* **Task goal**
All of the lines below are to be transcribed faithfully, with pictures excluded from the copy.
»»
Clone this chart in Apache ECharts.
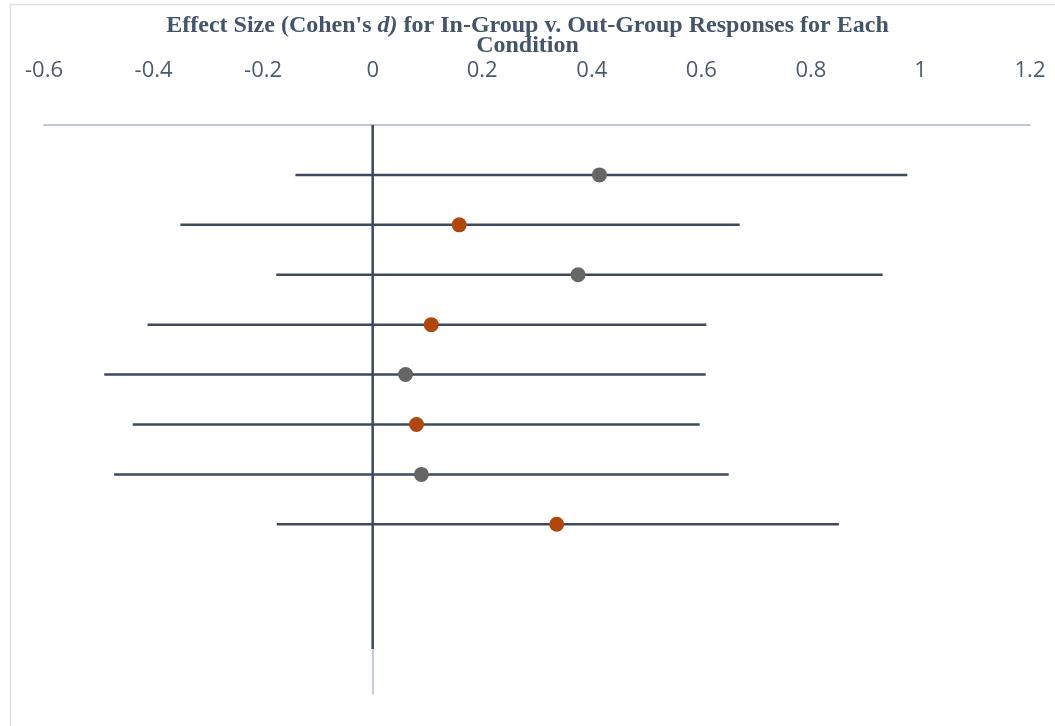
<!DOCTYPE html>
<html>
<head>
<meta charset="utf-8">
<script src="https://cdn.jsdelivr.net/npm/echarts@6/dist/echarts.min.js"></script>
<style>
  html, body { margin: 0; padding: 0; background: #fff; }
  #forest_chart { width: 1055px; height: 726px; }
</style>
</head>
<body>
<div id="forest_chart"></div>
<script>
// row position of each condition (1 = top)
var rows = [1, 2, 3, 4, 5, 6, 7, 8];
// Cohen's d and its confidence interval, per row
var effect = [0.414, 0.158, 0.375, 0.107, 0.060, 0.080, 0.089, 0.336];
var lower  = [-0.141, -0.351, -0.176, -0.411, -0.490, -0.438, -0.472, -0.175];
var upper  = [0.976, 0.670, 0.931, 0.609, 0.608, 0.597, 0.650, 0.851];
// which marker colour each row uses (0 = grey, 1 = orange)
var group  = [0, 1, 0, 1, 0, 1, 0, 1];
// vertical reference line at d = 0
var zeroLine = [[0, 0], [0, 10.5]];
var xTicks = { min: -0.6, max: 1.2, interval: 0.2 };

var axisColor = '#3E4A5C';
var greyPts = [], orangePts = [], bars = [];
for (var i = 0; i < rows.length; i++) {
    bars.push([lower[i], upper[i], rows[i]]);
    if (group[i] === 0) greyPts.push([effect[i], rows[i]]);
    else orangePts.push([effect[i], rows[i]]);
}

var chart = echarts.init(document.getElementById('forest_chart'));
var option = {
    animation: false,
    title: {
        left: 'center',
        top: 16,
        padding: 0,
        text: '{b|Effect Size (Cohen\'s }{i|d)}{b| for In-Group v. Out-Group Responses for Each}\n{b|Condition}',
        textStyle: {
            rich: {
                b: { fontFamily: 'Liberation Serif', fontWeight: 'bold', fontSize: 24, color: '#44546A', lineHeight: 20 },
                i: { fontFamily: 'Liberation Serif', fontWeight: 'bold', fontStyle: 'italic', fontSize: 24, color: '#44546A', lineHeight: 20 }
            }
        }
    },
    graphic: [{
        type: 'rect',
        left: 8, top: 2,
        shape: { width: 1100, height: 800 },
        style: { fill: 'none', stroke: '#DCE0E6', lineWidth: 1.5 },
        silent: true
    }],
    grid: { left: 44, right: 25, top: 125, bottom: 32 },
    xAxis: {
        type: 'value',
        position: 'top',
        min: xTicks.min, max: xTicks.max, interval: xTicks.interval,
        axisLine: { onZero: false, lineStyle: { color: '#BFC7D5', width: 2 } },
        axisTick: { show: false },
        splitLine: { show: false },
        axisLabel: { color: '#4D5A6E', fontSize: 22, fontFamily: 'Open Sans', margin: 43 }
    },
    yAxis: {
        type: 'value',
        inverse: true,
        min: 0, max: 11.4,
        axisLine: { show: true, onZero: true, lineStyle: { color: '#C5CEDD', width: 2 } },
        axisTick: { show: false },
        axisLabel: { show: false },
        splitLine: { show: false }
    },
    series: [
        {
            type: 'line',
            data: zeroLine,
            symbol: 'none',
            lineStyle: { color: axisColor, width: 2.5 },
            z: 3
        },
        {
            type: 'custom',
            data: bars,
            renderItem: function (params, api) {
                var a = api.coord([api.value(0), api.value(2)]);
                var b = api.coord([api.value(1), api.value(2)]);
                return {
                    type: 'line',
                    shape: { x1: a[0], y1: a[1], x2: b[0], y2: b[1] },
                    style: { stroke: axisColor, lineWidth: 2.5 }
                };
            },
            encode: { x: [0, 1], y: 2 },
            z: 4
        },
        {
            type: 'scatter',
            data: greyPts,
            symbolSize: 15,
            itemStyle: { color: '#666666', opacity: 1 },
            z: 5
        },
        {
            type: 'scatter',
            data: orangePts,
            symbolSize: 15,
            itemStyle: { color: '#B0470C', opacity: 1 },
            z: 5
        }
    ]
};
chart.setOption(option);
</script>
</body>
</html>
««
* **Response for this exercise**
Clone this chart in Apache ECharts.
<!DOCTYPE html>
<html>
<head>
<meta charset="utf-8">
<script src="https://cdn.jsdelivr.net/npm/echarts@6/dist/echarts.min.js"></script>
<style>
  html, body { margin: 0; padding: 0; background: #fff; }
  #forest_chart { width: 1055px; height: 726px; }
</style>
</head>
<body>
<div id="forest_chart"></div>
<script>
// row position of each condition (1 = top)
var rows = [1, 2, 3, 4, 5, 6, 7, 8];
// Cohen's d and its confidence interval, per row
var effect = [0.414, 0.158, 0.375, 0.107, 0.060, 0.080, 0.089, 0.336];
var lower  = [-0.141, -0.351, -0.176, -0.411, -0.490, -0.438, -0.472, -0.175];
var upper  = [0.976, 0.670, 0.931, 0.609, 0.608, 0.597, 0.650, 0.851];
// which marker colour each row uses (0 = grey, 1 = orange)
var group  = [0, 1, 0, 1, 0, 1, 0, 1];
// vertical reference line at d = 0
var zeroLine = [[0, 0], [0, 10.5]];
var xTicks = { min: -0.6, max: 1.2, interval: 0.2 };

var axisColor = '#3E4A5C';
var greyPts = [], orangePts = [], bars = [];
for (var i = 0; i < rows.length; i++) {
    bars.push([lower[i], upper[i], rows[i]]);
    if (group[i] === 0) greyPts.push([effect[i], rows[i]]);
    else orangePts.push([effect[i], rows[i]]);
}

var chart = echarts.init(document.getElementById('forest_chart'));
var option = {
    animation: false,
    title: {
        left: 'center',
        top: 16,
        padding: 0,
        text: '{b|Effect Size (Cohen\'s }{i|d)}{b| for In-Group v. Out-Group Responses for Each}\n{b|Condition}',
        textStyle: {
            rich: {
                b: { fontFamily: 'Liberation Serif', fontWeight: 'bold', fontSize: 24, color: '#44546A', lineHeight: 20 },
                i: { fontFamily: 'Liberation Serif', fontWeight: 'bold', fontStyle: 'italic', fontSize: 24, color: '#44546A', lineHeight: 20 }
            }
        }
    },
    graphic: [{
        type: 'rect',
        left: 8, top: 2,
        shape: { width: 1100, height: 800 },
        style: { fill: 'none', stroke: '#DCE0E6', lineWidth: 1.5 },
        silent: true
    }],
    grid: { left: 44, right: 25, top: 125, bottom: 32 },
    xAxis: {
        type: 'value',
        position: 'top',
        min: xTicks.min, max: xTicks.max, interval: xTicks.interval,
        axisLine: { onZero: false, lineStyle: { color: '#BFC7D5', width: 2 } },
        axisTick: { show: false },
        splitLine: { show: false },
        axisLabel: { color: '#4D5A6E', fontSize: 22, fontFamily: 'Open Sans', margin: 43 }
    },
    yAxis: {
        type: 'value',
        inverse: true,
        min: 0, max: 11.4,
        axisLine: { show: true, onZero: true, lineStyle: { color: '#C5CEDD', width: 2 } },
        axisTick: { show: false },
        axisLabel: { show: false },
        splitLine: { show: false }
    },
    series: [
        {
            type: 'line',
            data: zeroLine,
            symbol: 'none',
            lineStyle: { color: axisColor, width: 2.5 },
            z: 3
        },
        {
            type: 'custom',
            data: bars,
            renderItem: function (params, api) {
                var a = api.coord([api.value(0), api.value(2)]);
                var b = api.coord([api.value(1), api.value(2)]);
                return {
                    type: 'line',
                    shape: { x1: a[0], y1: a[1], x2: b[0], y2: b[1] },
                    style: { stroke: axisColor, lineWidth: 2.5 }
                };
            },
            encode: { x: [0, 1], y: 2 },
            z: 4
        },
        {
            type: 'scatter',
            data: greyPts,
            symbolSize: 15,
            itemStyle: { color: '#666666', opacity: 1 },
            z: 5
        },
        {
            type: 'scatter',
            data: orangePts,
            symbolSize: 15,
            itemStyle: { color: '#B0470C', opacity: 1 },
            z: 5
        }
    ]
};
chart.setOption(option);
</script>
</body>
</html>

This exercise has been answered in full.